Rupee Ends Two-Day Rally to Settle at 94.60 Against US Dollar
The Indian rupee faced a slight setback on Tuesday, closing 2 paise lower at 94.60 against the US dollar. This minor decline interrupted a significant two-session recovery, despite favorable global developments regarding oil prices and geopolitical stability in West Asia.
Geopolitical Optimism vs. Capital Outflows
The domestic currency's performance was caught between conflicting market forces. On one hand, the rupee received support from the de-escalation of tensions in West Asia. The potential reopening of the Strait of Hormuz—a critical global energy shipping route—following a US-Iran peace framework agreement has provided a psychological cushion for emerging market currencies.
On the other hand, the rupee's gains were capped by persistent foreign capital outflows. While domestic equity benchmarks saw a rally, with the BSE Sensex rising 544.15 points to 76,808.48 and the NSE Nifty climbing 135.25 points to 23,989.15, Foreign Institutional Investors (FIIs) remained net sellers. Data shows FIIs offloaded equities worth ₹749.18 crore during the session, putting downward pressure on the rupee.
The Impact of Easing Crude Oil Prices
For an economy like India, which imports nearly 90% of its oil requirements, crude oil volatility is a primary driver of currency strength. On Tuesday, Brent crude, the global oil benchmark, saw a decline of 1.68%, trading at $81.77 per barrel in futures trade.
Market experts note that lower crude prices act as a "favorable wind" for the rupee by reducing the country's import bill and easing the current account deficit. The expected formal signing of the peace deal in Switzerland, led by US Vice President JD Vance, is expected to further stabilize energy markets and support the rupee's outlook.
Expert Outlook and Expected Trading Range
Despite the minor slip, analysts remain constructive regarding the rupee's near-term trajectory. The interbank foreign exchange market saw the rupee open at 94.69 and fluctuate between a range of 94.48 and 94.71 before settling at 94.60.

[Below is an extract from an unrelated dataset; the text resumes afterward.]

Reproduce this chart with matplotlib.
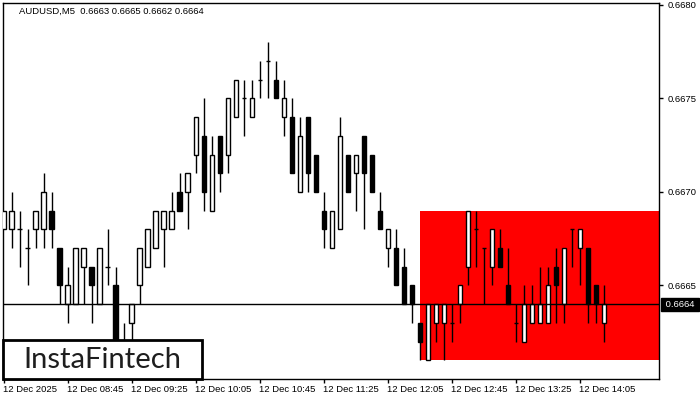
import numpy as np
import matplotlib
matplotlib.use("Agg")
from matplotlib import pyplot as plt
from matplotlib.patches import Rectangle
import matplotlib.transforms as mtransforms

# AUDUSD M5 candles, 08:05 .. 14:20
opens = [0.6668, 0.6668, 0.6668, 0.6667, 0.6668, 0.6668, 0.6669, 0.6667, 0.6664, 0.6664,
         0.6666, 0.6666, 0.6664, 0.6666, 0.6665, 0.6661, 0.6663, 0.6665, 0.6666, 0.6667,
         0.6668, 0.6668, 0.6670, 0.6670, 0.6672, 0.6673, 0.6669, 0.6673, 0.6672, 0.6674,
         0.6675, 0.6674, 0.6676, 0.6677, 0.6676, 0.6674, 0.6674, 0.6670, 0.6674, 0.6672,
         0.6669, 0.6667, 0.6668, 0.6672, 0.6671, 0.6673, 0.6672, 0.6669, 0.6667, 0.6667,
         0.6666, 0.6665, 0.6663, 0.6661, 0.6663, 0.6663, 0.6663, 0.6664, 0.6666, 0.6668,
         0.6667, 0.6666, 0.6667, 0.6665, 0.6663, 0.6662, 0.6663, 0.6663, 0.6663, 0.6666,
         0.6664, 0.6668, 0.6667, 0.6667, 0.6665, 0.6663]
closes = [0.6669, 0.6669, 0.6668, 0.6667, 0.6669, 0.6670, 0.6668, 0.6665, 0.6665, 0.6667,
          0.6667, 0.6665, 0.6667, 0.6666, 0.6662, 0.6660, 0.6664, 0.6667, 0.6668, 0.6669,
          0.6669, 0.6669, 0.6669, 0.6671, 0.6674, 0.6670, 0.6672, 0.6671, 0.6675, 0.6676,
          0.6675, 0.6675, 0.6676, 0.6677, 0.6675, 0.6675, 0.6671, 0.6673, 0.6671, 0.6670,
          0.6668, 0.6669, 0.6673, 0.6670, 0.6672, 0.6671, 0.6670, 0.6668, 0.6668, 0.6665,
          0.6664, 0.6664, 0.6662, 0.6664, 0.6664, 0.6664, 0.6663, 0.6665, 0.6669, 0.6668,
          0.6667, 0.6668, 0.6666, 0.6664, 0.6663, 0.6664, 0.6664, 0.6664, 0.6665, 0.6665,
          0.6667, 0.6668, 0.6668, 0.6664, 0.6664, 0.6664]
highs = [0.6669, 0.6670, 0.6669, 0.6668, 0.6669, 0.6671, 0.6670, 0.6667, 0.6666, 0.6667,
         0.6667, 0.6666, 0.6667, 0.6668, 0.6666, 0.6663, 0.6664, 0.6667, 0.6668, 0.6669,
         0.6669, 0.6670, 0.6671, 0.6671, 0.6674, 0.6675, 0.6673, 0.6673, 0.6675, 0.6676,
         0.6676, 0.6676, 0.6677, 0.6678, 0.6677, 0.6676, 0.6675, 0.6674, 0.6674, 0.6672,
         0.6670, 0.6669, 0.6674, 0.6672, 0.6672, 0.6673, 0.6672, 0.6670, 0.6668, 0.6668,
         0.6667, 0.6665, 0.6663, 0.6664, 0.6664, 0.6664, 0.6664, 0.6665, 0.6669, 0.6669,
         0.6667, 0.6668, 0.6668, 0.6667, 0.6664, 0.6665, 0.6665, 0.6666, 0.6666, 0.6667,
         0.6667, 0.6668, 0.6668, 0.6667, 0.6665, 0.6665]
lows = [0.6668, 0.6667, 0.6666, 0.6665, 0.6667, 0.6667, 0.6667, 0.6664, 0.6663, 0.6664,
        0.6664, 0.6663, 0.6664, 0.6665, 0.6661, 0.6660, 0.6661, 0.6664, 0.6666, 0.6667,
        0.6666, 0.6668, 0.6669, 0.6668, 0.6671, 0.6669, 0.6669, 0.6670, 0.6671, 0.6674,
        0.6673, 0.6674, 0.6675, 0.6675, 0.6675, 0.6673, 0.6671, 0.6670, 0.6670, 0.6670,
        0.6667, 0.6667, 0.6668, 0.6670, 0.6669, 0.6668, 0.6670, 0.6668, 0.6666, 0.6665,
        0.6664, 0.6663, 0.6661, 0.6661, 0.6662, 0.6661, 0.6662, 0.6663, 0.6665, 0.6666,
        0.6664, 0.6665, 0.6666, 0.6664, 0.6662, 0.6662, 0.6663, 0.6663, 0.6663, 0.6663,
        0.6663, 0.6666, 0.6665, 0.6663, 0.6663, 0.6662]

tick_pos = [0, 8, 16, 24, 32, 40, 48, 56, 64, 72]
tick_labels = ["12 Dec 2025", "12 Dec 08:45", "12 Dec 09:25", "12 Dec 10:05", "12 Dec 10:45",
               "12 Dec 11:25", "12 Dec 12:05", "12 Dec 12:45", "12 Dec 13:25", "12 Dec 14:05"]
price_ticks = [0.6665, 0.6670, 0.6675, 0.6680]

zone_start = 52
zone_low, zone_high = 0.6661, 0.6669
last_price = 0.6664
title = "AUDUSD,M5  0.6663 0.6665 0.6662 0.6664"

plt.rcParams['font.family'] = ['Liberation Sans', 'DejaVu Sans']
fs = 6.8

fig = plt.figure(figsize=(7, 4), dpi=100)
ax = fig.add_axes([2.7 / 700, 21 / 400, (659 - 2.7) / 700, 376 / 400])

x = np.arange(len(opens))
o = np.array(opens); c = np.array(closes); h = np.array(highs); l = np.array(lows)
xmax = 81.9

# red zone
ax.add_patch(Rectangle((zone_start, zone_low), xmax - zone_start + 1, zone_high - zone_low,
                       facecolor="#ff0000", edgecolor="none", zorder=1))

# candles
w = 0.55
ax.vlines(x, l, h, color="black", lw=1, zorder=2)
up = c > o + 1e-9
dn = c < o - 1e-9
dj = ~(up | dn)
ax.bar(x[up], c[up] - o[up], bottom=o[up], width=w, facecolor="white",
       edgecolor="black", lw=1, zorder=3)
ax.bar(x[dn], o[dn] - c[dn], bottom=c[dn], width=w, facecolor="black",
       edgecolor="black", lw=1, zorder=3)
ax.hlines(o[dj], x[dj] - w / 2, x[dj] + w / 2, color="black", lw=1, zorder=3)

ax.axhline(last_price, color="black", lw=1, zorder=4)

ax.set_xlim(-0.12, xmax)
ax.set_ylim(0.66600, 0.66801)

ax.set_xticks(tick_pos)
ax.set_xticklabels(tick_labels, ha="left", fontsize=fs)
ax.tick_params(axis="x", direction="out", length=3, pad=1, width=1)
for lab in ax.get_xticklabels():
    lab.set_transform(lab.get_transform() + mtransforms.ScaledTranslation(-1 / 100, 0, fig.dpi_scale_trans))

ax.yaxis.tick_right()
ax.set_yticks(price_ticks)
ax.set_yticklabels([f"{p:.4f}" for p in price_ticks], fontsize=fs)
ax.tick_params(axis="y", direction="out", length=3, pad=3, width=1)

for s in ax.spines.values():
    s.set_color("black")
    s.set_linewidth(1)

# current price tag
trans = mtransforms.blended_transform_factory(ax.transAxes, ax.transData)
ax.text(1.006, last_price, " 0.6664 ", transform=trans, fontsize=fs, color="white",
        va="center", ha="left", clip_on=False, zorder=6,
        bbox=dict(boxstyle="square,pad=0.2", facecolor="black", edgecolor="black"))

fig.text(19 / 700, 1 - 11 / 400, title, fontsize=fs, va="center", ha="left", color="black")

# logo
fig.add_artist(Rectangle((2.7 / 700, 21 / 400), 199 / 700, 39 / 400, transform=fig.transFigure,
                         facecolor="white", edgecolor="black", lw=2, zorder=5))
fig.text(102 / 700, 1 - 360 / 400, "InstaFintech", fontsize=21, family="Lato",
         color="#1e1e1e", ha="center", va="center", zorder=6)

fig.savefig("out.png", dpi=100, facecolor="white")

Market analysts suggest the following technical levels for the USD-INR pair:
- Mirae Asset ShareKhan: Research analyst Anuj Choudhary expects the USD-INR spot price to trade within a range of 94.10 to 94.90.
- HDFC Securities: Analyst Dilip Parmar predicts a downward bias in the near term, suggesting spot levels may gravitate toward 94.10, while identifying 95.20 as a key resistance level that could cap upward corrections.
Key Takeaways
- Market Volatility: The rupee's 2-paise decline was driven by FII selling of ₹749.18 crore in equities, which offset the benefits of lower crude oil prices.
- Geopolitical Factors: The US-Iran peace framework and the potential reopening of the Strait of Hormuz are providing a supportive backdrop for the currency.
- Technical Forecast: Experts anticipate the rupee will remain in a trading range, with potential support near 94.10 and resistance near 95.20.